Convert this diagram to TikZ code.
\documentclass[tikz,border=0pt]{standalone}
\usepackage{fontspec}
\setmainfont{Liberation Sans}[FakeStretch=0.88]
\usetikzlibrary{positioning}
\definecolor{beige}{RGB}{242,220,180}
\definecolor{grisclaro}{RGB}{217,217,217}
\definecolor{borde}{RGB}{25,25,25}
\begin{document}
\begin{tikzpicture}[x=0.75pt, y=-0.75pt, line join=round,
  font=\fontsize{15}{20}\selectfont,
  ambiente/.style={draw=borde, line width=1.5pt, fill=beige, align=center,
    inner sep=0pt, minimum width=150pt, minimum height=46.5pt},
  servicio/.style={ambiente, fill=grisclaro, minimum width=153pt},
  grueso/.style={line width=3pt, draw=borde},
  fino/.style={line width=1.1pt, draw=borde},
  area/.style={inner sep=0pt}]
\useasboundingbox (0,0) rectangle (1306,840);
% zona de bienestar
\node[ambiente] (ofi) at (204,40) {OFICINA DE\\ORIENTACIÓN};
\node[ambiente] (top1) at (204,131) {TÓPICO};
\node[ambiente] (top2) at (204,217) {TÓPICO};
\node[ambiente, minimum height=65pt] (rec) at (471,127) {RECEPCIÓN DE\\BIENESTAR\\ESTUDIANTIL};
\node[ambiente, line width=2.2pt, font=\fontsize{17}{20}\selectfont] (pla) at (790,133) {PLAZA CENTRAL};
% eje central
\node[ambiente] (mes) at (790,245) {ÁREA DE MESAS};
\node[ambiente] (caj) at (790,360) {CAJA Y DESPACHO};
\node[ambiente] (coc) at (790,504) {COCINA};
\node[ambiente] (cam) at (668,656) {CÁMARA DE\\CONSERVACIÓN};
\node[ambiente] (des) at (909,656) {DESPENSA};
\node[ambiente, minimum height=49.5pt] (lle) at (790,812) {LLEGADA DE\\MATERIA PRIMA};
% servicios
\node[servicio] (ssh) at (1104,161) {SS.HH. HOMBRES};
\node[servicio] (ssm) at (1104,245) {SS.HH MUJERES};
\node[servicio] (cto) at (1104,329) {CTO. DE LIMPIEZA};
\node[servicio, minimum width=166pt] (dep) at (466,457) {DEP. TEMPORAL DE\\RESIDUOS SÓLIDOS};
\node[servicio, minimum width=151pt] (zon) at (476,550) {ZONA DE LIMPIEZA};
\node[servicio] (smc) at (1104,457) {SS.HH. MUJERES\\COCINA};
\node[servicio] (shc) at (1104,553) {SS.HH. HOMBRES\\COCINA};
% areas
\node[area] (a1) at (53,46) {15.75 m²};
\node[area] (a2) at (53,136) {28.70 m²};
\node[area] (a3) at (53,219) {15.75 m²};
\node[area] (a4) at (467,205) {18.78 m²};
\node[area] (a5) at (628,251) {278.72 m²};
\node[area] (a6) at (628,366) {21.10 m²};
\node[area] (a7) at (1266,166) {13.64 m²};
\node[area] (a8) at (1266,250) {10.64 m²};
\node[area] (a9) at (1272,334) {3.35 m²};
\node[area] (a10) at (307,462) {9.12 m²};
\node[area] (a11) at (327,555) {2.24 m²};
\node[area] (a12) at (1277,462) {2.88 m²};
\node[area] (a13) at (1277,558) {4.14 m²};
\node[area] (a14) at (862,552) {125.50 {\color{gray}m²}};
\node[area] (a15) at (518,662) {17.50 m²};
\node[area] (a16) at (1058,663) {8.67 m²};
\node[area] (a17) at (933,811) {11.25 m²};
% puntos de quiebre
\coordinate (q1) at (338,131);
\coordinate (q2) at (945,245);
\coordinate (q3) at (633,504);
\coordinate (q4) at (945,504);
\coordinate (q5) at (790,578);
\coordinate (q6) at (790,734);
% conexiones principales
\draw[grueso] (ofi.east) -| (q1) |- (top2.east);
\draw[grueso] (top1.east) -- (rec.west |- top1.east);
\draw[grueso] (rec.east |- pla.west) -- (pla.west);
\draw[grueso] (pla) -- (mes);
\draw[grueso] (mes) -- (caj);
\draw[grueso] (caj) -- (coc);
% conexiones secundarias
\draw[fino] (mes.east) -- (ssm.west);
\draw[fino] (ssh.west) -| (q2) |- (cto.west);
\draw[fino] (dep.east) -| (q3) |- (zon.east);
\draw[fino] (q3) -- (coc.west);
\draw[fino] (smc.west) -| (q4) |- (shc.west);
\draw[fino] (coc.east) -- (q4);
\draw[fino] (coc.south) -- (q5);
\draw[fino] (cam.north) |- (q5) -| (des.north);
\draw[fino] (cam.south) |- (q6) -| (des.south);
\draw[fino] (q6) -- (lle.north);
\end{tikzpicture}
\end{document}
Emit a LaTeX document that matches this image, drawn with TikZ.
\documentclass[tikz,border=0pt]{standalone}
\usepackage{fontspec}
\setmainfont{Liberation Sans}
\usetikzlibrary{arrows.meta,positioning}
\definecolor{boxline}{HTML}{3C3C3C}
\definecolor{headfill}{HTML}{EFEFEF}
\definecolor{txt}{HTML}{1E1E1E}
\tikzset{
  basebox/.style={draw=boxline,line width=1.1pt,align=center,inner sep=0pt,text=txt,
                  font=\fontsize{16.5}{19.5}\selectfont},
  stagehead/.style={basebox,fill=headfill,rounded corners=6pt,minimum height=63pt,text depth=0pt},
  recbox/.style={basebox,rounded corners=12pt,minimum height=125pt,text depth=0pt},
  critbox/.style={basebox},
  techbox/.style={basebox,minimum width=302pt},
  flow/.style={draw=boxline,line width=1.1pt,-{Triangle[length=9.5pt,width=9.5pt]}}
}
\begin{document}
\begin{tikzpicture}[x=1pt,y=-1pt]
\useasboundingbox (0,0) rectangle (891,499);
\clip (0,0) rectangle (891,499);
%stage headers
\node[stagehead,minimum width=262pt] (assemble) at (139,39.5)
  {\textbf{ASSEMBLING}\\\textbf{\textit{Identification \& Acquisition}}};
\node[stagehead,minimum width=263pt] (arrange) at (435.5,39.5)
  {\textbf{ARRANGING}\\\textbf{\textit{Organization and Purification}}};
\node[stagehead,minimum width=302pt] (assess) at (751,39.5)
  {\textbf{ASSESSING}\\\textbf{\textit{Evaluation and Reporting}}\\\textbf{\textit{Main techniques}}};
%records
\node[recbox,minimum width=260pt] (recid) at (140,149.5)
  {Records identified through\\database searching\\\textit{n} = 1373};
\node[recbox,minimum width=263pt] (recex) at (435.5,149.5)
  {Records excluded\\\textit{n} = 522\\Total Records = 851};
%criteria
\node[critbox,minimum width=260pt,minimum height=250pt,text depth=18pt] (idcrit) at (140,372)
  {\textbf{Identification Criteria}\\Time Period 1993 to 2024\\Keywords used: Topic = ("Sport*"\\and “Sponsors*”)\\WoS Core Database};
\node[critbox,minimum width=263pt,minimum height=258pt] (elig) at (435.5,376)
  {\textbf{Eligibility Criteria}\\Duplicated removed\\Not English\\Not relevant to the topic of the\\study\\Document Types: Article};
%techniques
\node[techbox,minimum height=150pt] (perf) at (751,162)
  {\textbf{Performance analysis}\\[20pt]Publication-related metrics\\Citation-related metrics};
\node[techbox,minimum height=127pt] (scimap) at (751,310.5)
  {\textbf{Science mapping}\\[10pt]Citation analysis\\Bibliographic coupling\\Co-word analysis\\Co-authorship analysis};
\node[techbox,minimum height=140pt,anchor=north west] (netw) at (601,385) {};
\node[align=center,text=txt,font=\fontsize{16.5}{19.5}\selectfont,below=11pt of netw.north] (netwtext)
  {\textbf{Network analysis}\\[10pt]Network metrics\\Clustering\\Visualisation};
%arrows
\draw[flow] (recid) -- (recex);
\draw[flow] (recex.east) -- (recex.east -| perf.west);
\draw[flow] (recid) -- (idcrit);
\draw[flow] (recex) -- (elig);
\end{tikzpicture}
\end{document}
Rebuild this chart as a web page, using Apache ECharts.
===============
Work required: Which lines in the listing above hold the word "this"? Show each of them.

Exercise response:
Convert this diagram to TikZ code.
Emit a LaTeX document that matches this image, drawn with TikZ.
Rebuild this chart as a web page, using Apache ECharts.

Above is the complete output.